VTuberや韓流コラボ… 新人オーディションに新潮流
今年も様々な「新人発掘オーディション」が進行中だ。大規模なものから身近さを追求するものまで、この夏も活況だった。対象となる学生たちが夏休みに入って参加しやすくなることから、夏に募集や選考を行うケースが多いからだ。話題を集めたオーディションを紹介しよう。
規模の大きさで目立つのは、韓国の芸能事務所やテレビ番組とタイアップした企画。「Nizi Project」は、TWICEらが所属するJYPエンターテインメントとソニー・ミュージックエンタテインメントが主催。日本国内8カ所のほか、ハワイとロサンゼルスでも審査を行い、デビュー候補生を選抜した後は、審査過程などをリアリティー番組の形で見せていくという。
視聴者投票によって勝者が決まる韓国の人気サバイバルオーディション番組「PRODUCE 101」とタッグを組み、ボーイズグループの選考を進めているのは吉本興業。番組の運営元である韓国のCJENMと設立した合弁会社「LAPONE ENTERTAINMENT」代表取締役の崔信化氏は「日本発のグローバルグループを作る」と言う。すでに8000人の応募者の中からデビュー候補の101人を絞っており、オーディションの過程を見せる番組の放送が9月25日から始まった。
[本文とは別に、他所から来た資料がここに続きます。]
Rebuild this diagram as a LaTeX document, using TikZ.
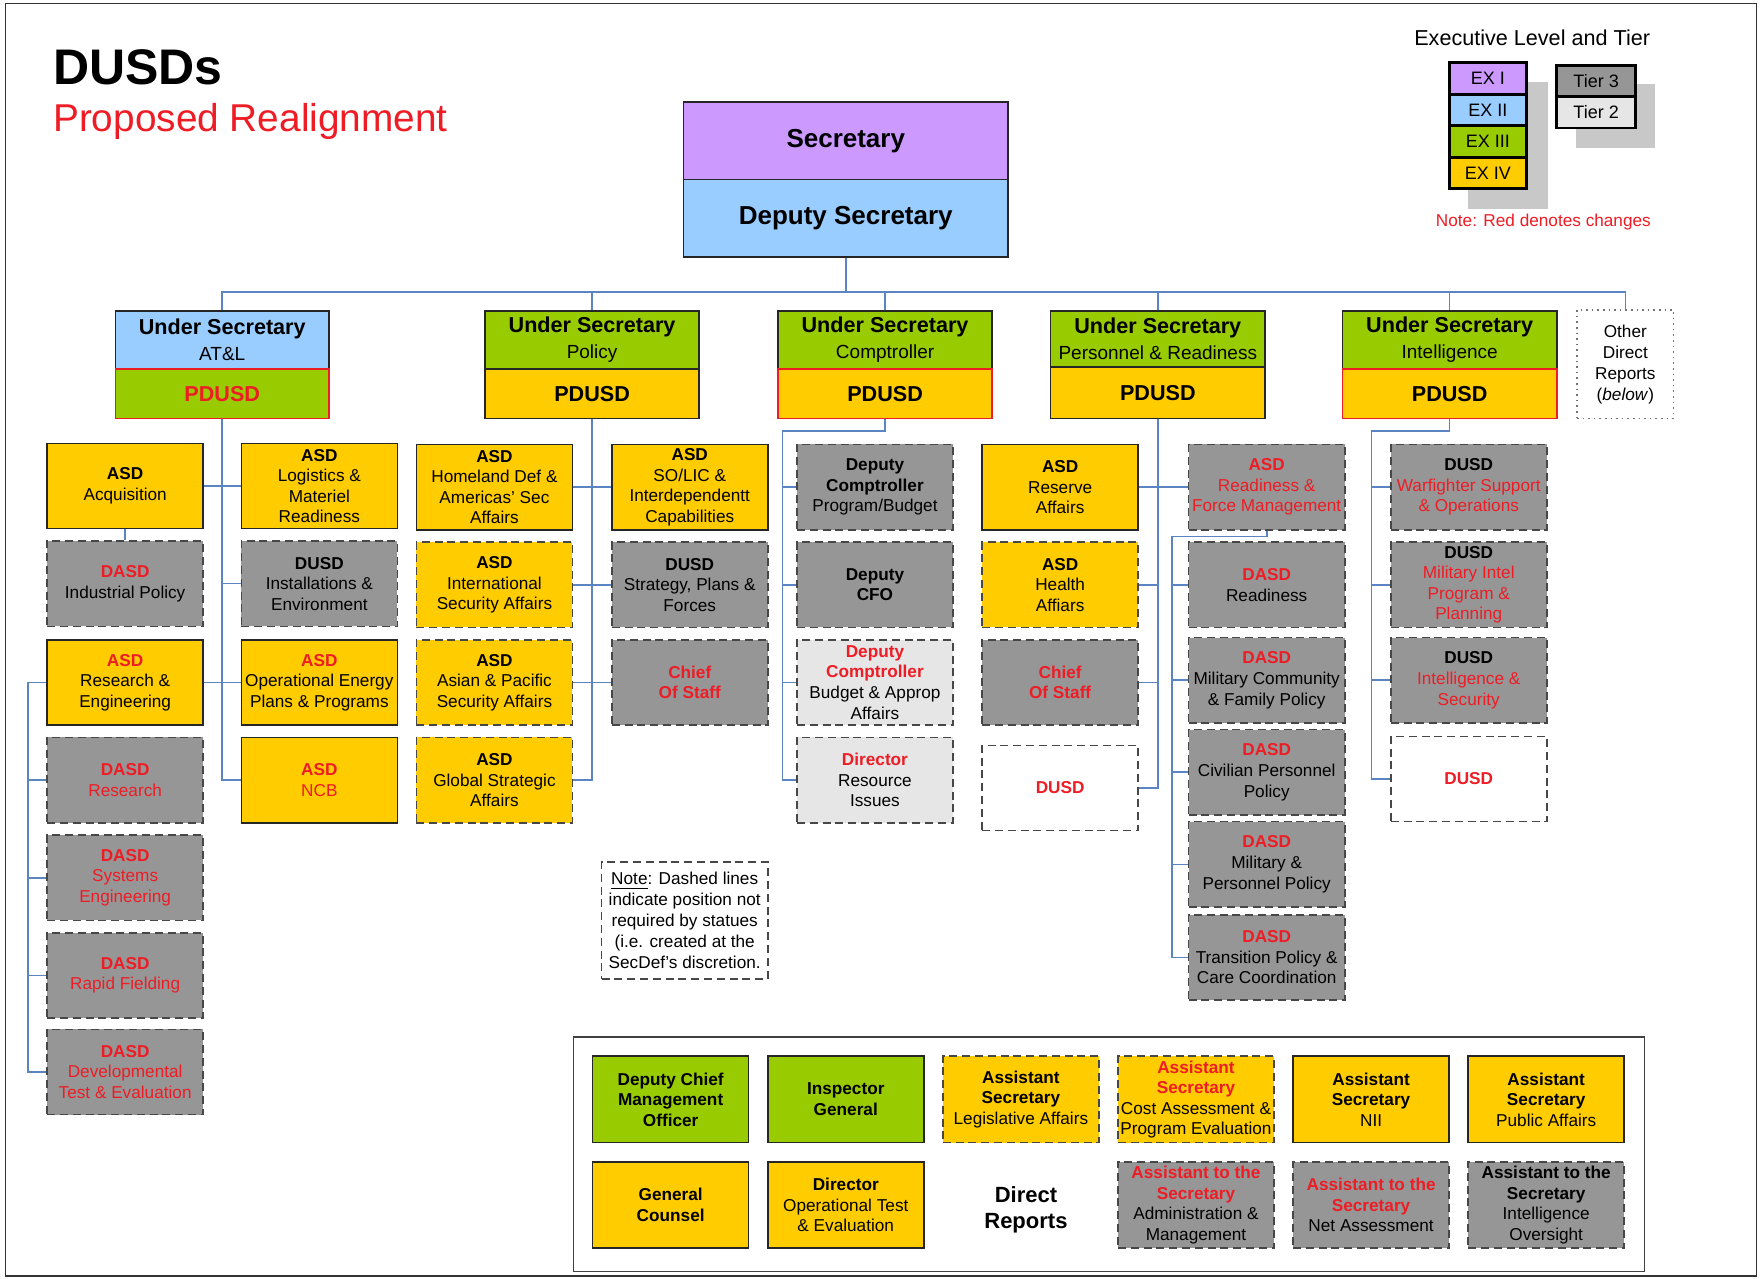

一方、国内の芸能プロダクションでは、北川景子、山崎賢人ら多くの俳優、アイドルなどが所属するスターダストプロモーションが、創立40周年を記念した「第1回スター☆オーディション」を開催した。通常の書類による応募のほか、書類なしで直接審査会場に行けばいい"全員面接"も設けたのが特徴。9月16日には最終選考が行われ、男女1名ずつのグランプリが決定した。
幅広いジャンルのタレントを抱えるソニー・ミュージックアーティスツも「女性」「男性」「声優」の3ジャンルでのオーディションを展開した。
情報サイト「オーディション&デビュー」編集長の高橋治氏は「予算をかけた大掛かりなものと、ハードルを下げた身近なタイプ、その2極化が加速しているのではないか」と指摘する。確かに、前述の韓国勢のようなオーディションは、海外デビューやテレビ番組を絡めるなど、その規模は拡大の一途。しかし、それだけの仕掛けを用意できる企業は限られる。
そこで、主流となりつつあるのは、後者の"低ハードル型"だ。「応募もかつての履歴書を郵送するスタイルに変わり、今はWEBフォームやメールで必要事項と写真を送信するのが主流。また、審査過程に"ネット配信"を導入し、一般ユーザーからの人気も測ろうとする主催者が増えているようです」(高橋氏)
募集するジャンルの変化も、"低ハードル型"が増加する要因となっている。「最近、増えているのはVTuber(の中の人)や、ライブ配信で活動する"ライバー"。そもそもネット上での活動が主となるため、応募者と直接会わず、FaceTimeのようなビデオ通話アプリでオーディションを行うケースも多い」(高橋氏)そうだ。
なお今夏は1976年にスタートし、過去にグランプリから深田恭子・石原さとみ・小島瑠璃子らを輩出した「ホリプロタレントスカウトキャラバン」の開催がまだ告知されていない。ホリプロは「開催時期や内容を検討中」としている。老舗オーディションも変化の時を迎えているようだ。